### Material provided
※

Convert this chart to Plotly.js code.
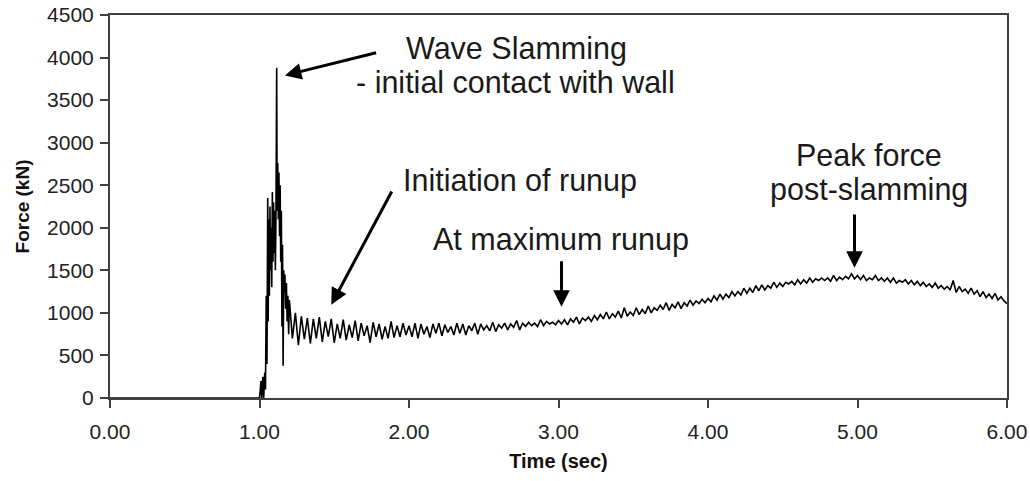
<!DOCTYPE html>
<html>
<head>
<meta charset="utf-8">
<script src="https://cdn.plot.ly/plotly-3.0.1.min.js"></script>
<style>html,body{margin:0;padding:0;background:#fff;}#chart{width:1030px;height:481px;}</style>
</head>
<body>
<div id="chart"></div>
<script>
// Impact segment (time in s, force in kN)
const impactTime = [0.00, 0.99, 1.000, 1.010, 1.015, 1.022, 1.028, 1.035, 1.040, 1.045, 1.050, 1.055, 1.058, 1.062, 1.066, 1.070, 1.074, 1.078, 1.082, 1.086, 1.090, 1.094, 1.098, 1.102, 1.106, 1.110, 1.115, 1.118, 1.122, 1.126, 1.130, 1.134, 1.138, 1.142, 1.146, 1.150, 1.154, 1.158, 1.162, 1.166, 1.170, 1.175, 1.180, 1.185, 1.190, 1.195];
const impactForce = [0, 0, 0, 200, 0, 250, 0, 300, 100, 1200, 400, 2350, 900, 2100, 1200, 2250, 1500, 2000, 1300, 2420, 1600, 2300, 1700, 2200, 1500, 2100, 3880, 2200, 2760, 2100, 2650, 1900, 2500, 1600, 2200, 840, 1800, 380, 1500, 1250, 1450, 1050, 1350, 900, 1200, 750];

// Post-impact record, sampled every 0.02 s from 1.20 s to 6.00 s
const recordStart = 1.20;
const recordStep = 0.02;
const recordForce = [
  1150, 700, 1000, 620, 960, 690, 940, 640, 930, 700,
  950, 660, 900, 720, 930, 650, 870, 700, 920, 680,
  860, 710, 910, 670, 880, 730, 850, 650, 890, 720,
  870, 690, 840, 700, 900, 710, 850, 720, 880, 740,
  850, 720, 880, 700, 870, 750, 840, 710, 870, 760,
  880, 730, 860, 770, 840, 740, 880, 760, 870, 740,
  850, 790, 880, 750, 870, 800, 850, 790, 890, 780,
  860, 820, 880, 800, 870, 830, 910, 800, 880, 840,
  890, 850, 880, 840, 920, 850, 900, 870, 890, 860,
  910, 870, 920, 860, 930, 890, 950, 870, 940, 910,
  950, 900, 970, 920, 980, 930, 1010, 930, 990, 950,
  1020, 940, 1060, 960, 1010, 970, 1060, 980, 1040, 990,
  1080, 1000, 1060, 1030, 1090, 1040, 1120, 1030, 1100, 1060,
  1130, 1050, 1120, 1080, 1150, 1090, 1140, 1110, 1160, 1120,
  1170, 1130, 1200, 1150, 1220, 1160, 1220, 1180, 1250, 1200,
  1250, 1210, 1290, 1230, 1290, 1240, 1320, 1260, 1330, 1270,
  1320, 1290, 1360, 1300, 1350, 1310, 1360, 1340, 1370, 1330,
  1390, 1340, 1390, 1350, 1410, 1360, 1400, 1380, 1410, 1380,
  1410, 1370, 1440, 1380, 1420, 1390, 1430, 1400, 1460, 1400,
  1440, 1390, 1440, 1380, 1410, 1390, 1440, 1380, 1410, 1370,
  1410, 1360, 1410, 1350, 1380, 1360, 1390, 1340, 1380, 1330,
  1370, 1320, 1360, 1310, 1340, 1300, 1350, 1290, 1320, 1280,
  1310, 1270, 1380, 1240, 1310, 1250, 1280, 1230, 1290, 1220,
  1260, 1190, 1250, 1180, 1220, 1170, 1230, 1150, 1190, 1140,
  1110
];

const xTickVals = [0, 1, 2, 3, 4, 5, 6];
const xTickText = ["0.00", "1.00", "2.00", "3.00", "4.00", "5.00", "6.00"];
const yTickVals = [0, 500, 1000, 1500, 2000, 2500, 3000, 3500, 4000, 4500];

const recordTime = recordForce.map((_, i) => +(recordStart + i * recordStep).toFixed(4));
const time = impactTime.concat(recordTime);
const force = impactForce.concat(recordForce);

const FONT = "Liberation Sans, Arial, sans-serif";
const annFont = {family: FONT, size: 30.5, color: "#1a1a1a"};

function arrow(hx, hy, tx, ty) {
  return {x: hx, y: hy, ax: tx, ay: ty, xref: "x", yref: "y", axref: "x", ayref: "y",
    text: "", showarrow: true, arrowhead: 2, arrowsize: 1.1, arrowwidth: 3, arrowcolor: "#000", standoff: 0};
}
function label(x, y, text) {
  return {x: x, y: y, xref: "x", yref: "y", text: text, showarrow: false, font: annFont,
    xanchor: "center", yanchor: "middle"};
}

const layout = {
  width: 1030, height: 481,
  margin: {l: 110, r: 23, t: 15, b: 83},
  paper_bgcolor: "#fff", plot_bgcolor: "#fff",
  showlegend: false,
  font: {family: FONT, color: "#222"},
  xaxis: {
    range: [0, 6], tickvals: xTickVals, ticktext: xTickText,
    showgrid: false, zeroline: false, showline: true, mirror: true,
    linecolor: "#404040", linewidth: 2, ticks: "outside", ticklen: 8, tickwidth: 2, tickcolor: "#404040",
    ticklabelstandoff: 6,
    tickfont: {family: FONT, size: 21, color: "#222"},
    title: {text: "<b>Time (sec)</b>", font: {family: FONT, size: 20, color: "#111"}, standoff: 12}
  },
  yaxis: {
    range: [0, 4500], tickvals: yTickVals,
    showgrid: false, zeroline: false, showline: true, mirror: true,
    linecolor: "#404040", linewidth: 2, ticks: "outside", ticklen: 8, tickwidth: 2, tickcolor: "#404040",
    ticklabelstandoff: 2,
    tickfont: {family: FONT, size: 21, color: "#222"},
    title: {text: "<b>Force (kN)</b>", font: {family: FONT, size: 19, color: "#111"}, standoff: 12}
  },
  annotations: [
    arrow(1.17, 3790, 1.79, 4060),
    label(2.72, 4108, "Wave Slamming"),
    label(2.71, 3710, "- initial contact with wall"),
    arrow(1.48, 1096, 1.89, 2444),
    label(2.74, 2560, "Initiation of runup"),
    arrow(3.02, 1072, 3.02, 1623),
    label(3.02, 1858, "At maximum runup"),
    arrow(4.98, 1529, 4.98, 2174),
    label(5.08, 2854, "Peak force"),
    label(5.08, 2444, "post-slamming")
  ]
};

Plotly.newPlot("chart", [{
  x: time, y: force, type: "scatter", mode: "lines",
  line: {color: "#000", width: 1.6}, hoverinfo: "skip"
}], layout, {staticPlot: true, displayModeBar: false});
</script>
</body>
</html>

※

### Task directions
Transcribe all the lines above exactly, apart from the pictures.

### Written reply
Convert this chart to Plotly.js code.
<!DOCTYPE html>
<html>
<head>
<meta charset="utf-8">
<script src="https://cdn.plot.ly/plotly-3.0.1.min.js"></script>
<style>html,body{margin:0;padding:0;background:#fff;}#chart{width:1030px;height:481px;}</style>
</head>
<body>
<div id="chart"></div>
<script>
// Impact segment (time in s, force in kN)
const impactTime = [0.00, 0.99, 1.000, 1.010, 1.015, 1.022, 1.028, 1.035, 1.040, 1.045, 1.050, 1.055, 1.058, 1.062, 1.066, 1.070, 1.074, 1.078, 1.082, 1.086, 1.090, 1.094, 1.098, 1.102, 1.106, 1.110, 1.115, 1.118, 1.122, 1.126, 1.130, 1.134, 1.138, 1.142, 1.146, 1.150, 1.154, 1.158, 1.162, 1.166, 1.170, 1.175, 1.180, 1.185, 1.190, 1.195];
const impactForce = [0, 0, 0, 200, 0, 250, 0, 300, 100, 1200, 400, 2350, 900, 2100, 1200, 2250, 1500, 2000, 1300, 2420, 1600, 2300, 1700, 2200, 1500, 2100, 3880, 2200, 2760, 2100, 2650, 1900, 2500, 1600, 2200, 840, 1800, 380, 1500, 1250, 1450, 1050, 1350, 900, 1200, 750];

// Post-impact record, sampled every 0.02 s from 1.20 s to 6.00 s
const recordStart = 1.20;
const recordStep = 0.02;
const recordForce = [
  1150, 700, 1000, 620, 960, 690, 940, 640, 930, 700,
  950, 660, 900, 720, 930, 650, 870, 700, 920, 680,
  860, 710, 910, 670, 880, 730, 850, 650, 890, 720,
  870, 690, 840, 700, 900, 710, 850, 720, 880, 740,
  850, 720, 880, 700, 870, 750, 840, 710, 870, 760,
  880, 730, 860, 770, 840, 740, 880, 760, 870, 740,
  850, 790, 880, 750, 870, 800, 850, 790, 890, 780,
  860, 820, 880, 800, 870, 830, 910, 800, 880, 840,
  890, 850, 880, 840, 920, 850, 900, 870, 890, 860,
  910, 870, 920, 860, 930, 890, 950, 870, 940, 910,
  950, 900, 970, 920, 980, 930, 1010, 930, 990, 950,
  1020, 940, 1060, 960, 1010, 970, 1060, 980, 1040, 990,
  1080, 1000, 1060, 1030, 1090, 1040, 1120, 1030, 1100, 1060,
  1130, 1050, 1120, 1080, 1150, 1090, 1140, 1110, 1160, 1120,
  1170, 1130, 1200, 1150, 1220, 1160, 1220, 1180, 1250, 1200,
  1250, 1210, 1290, 1230, 1290, 1240, 1320, 1260, 1330, 1270,
  1320, 1290, 1360, 1300, 1350, 1310, 1360, 1340, 1370, 1330,
  1390, 1340, 1390, 1350, 1410, 1360, 1400, 1380, 1410, 1380,
  1410, 1370, 1440, 1380, 1420, 1390, 1430, 1400, 1460, 1400,
  1440, 1390, 1440, 1380, 1410, 1390, 1440, 1380, 1410, 1370,
  1410, 1360, 1410, 1350, 1380, 1360, 1390, 1340, 1380, 1330,
  1370, 1320, 1360, 1310, 1340, 1300, 1350, 1290, 1320, 1280,
  1310, 1270, 1380, 1240, 1310, 1250, 1280, 1230, 1290, 1220,
  1260, 1190, 1250, 1180, 1220, 1170, 1230, 1150, 1190, 1140,
  1110
];

const xTickVals = [0, 1, 2, 3, 4, 5, 6];
const xTickText = ["0.00", "1.00", "2.00", "3.00", "4.00", "5.00", "6.00"];
const yTickVals = [0, 500, 1000, 1500, 2000, 2500, 3000, 3500, 4000, 4500];

const recordTime = recordForce.map((_, i) => +(recordStart + i * recordStep).toFixed(4));
const time = impactTime.concat(recordTime);
const force = impactForce.concat(recordForce);

const FONT = "Liberation Sans, Arial, sans-serif";
const annFont = {family: FONT, size: 30.5, color: "#1a1a1a"};

function arrow(hx, hy, tx, ty) {
  return {x: hx, y: hy, ax: tx, ay: ty, xref: "x", yref: "y", axref: "x", ayref: "y",
    text: "", showarrow: true, arrowhead: 2, arrowsize: 1.1, arrowwidth: 3, arrowcolor: "#000", standoff: 0};
}
function label(x, y, text) {
  return {x: x, y: y, xref: "x", yref: "y", text: text, showarrow: false, font: annFont,
    xanchor: "center", yanchor: "middle"};
}

const layout = {
  width: 1030, height: 481,
  margin: {l: 110, r: 23, t: 15, b: 83},
  paper_bgcolor: "#fff", plot_bgcolor: "#fff",
  showlegend: false,
  font: {family: FONT, color: "#222"},
  xaxis: {
    range: [0, 6], tickvals: xTickVals, ticktext: xTickText,
    showgrid: false, zeroline: false, showline: true, mirror: true,
    linecolor: "#404040", linewidth: 2, ticks: "outside", ticklen: 8, tickwidth: 2, tickcolor: "#404040",
    ticklabelstandoff: 6,
    tickfont: {family: FONT, size: 21, color: "#222"},
    title: {text: "<b>Time (sec)</b>", font: {family: FONT, size: 20, color: "#111"}, standoff: 12}
  },
  yaxis: {
    range: [0, 4500], tickvals: yTickVals,
    showgrid: false, zeroline: false, showline: true, mirror: true,
    linecolor: "#404040", linewidth: 2, ticks: "outside", ticklen: 8, tickwidth: 2, tickcolor: "#404040",
    ticklabelstandoff: 2,
    tickfont: {family: FONT, size: 21, color: "#222"},
    title: {text: "<b>Force (kN)</b>", font: {family: FONT, size: 19, color: "#111"}, standoff: 12}
  },
  annotations: [
    arrow(1.17, 3790, 1.79, 4060),
    label(2.72, 4108, "Wave Slamming"),
    label(2.71, 3710, "- initial contact with wall"),
    arrow(1.48, 1096, 1.89, 2444),
    label(2.74, 2560, "Initiation of runup"),
    arrow(3.02, 1072, 3.02, 1623),
    label(3.02, 1858, "At maximum runup"),
    arrow(4.98, 1529, 4.98, 2174),
    label(5.08, 2854, "Peak force"),
    label(5.08, 2444, "post-slamming")
  ]
};

Plotly.newPlot("chart", [{
  x: time, y: force, type: "scatter", mode: "lines",
  line: {color: "#000", width: 1.6}, hoverinfo: "skip"
}], layout, {staticPlot: true, displayModeBar: false});
</script>
</body>
</html>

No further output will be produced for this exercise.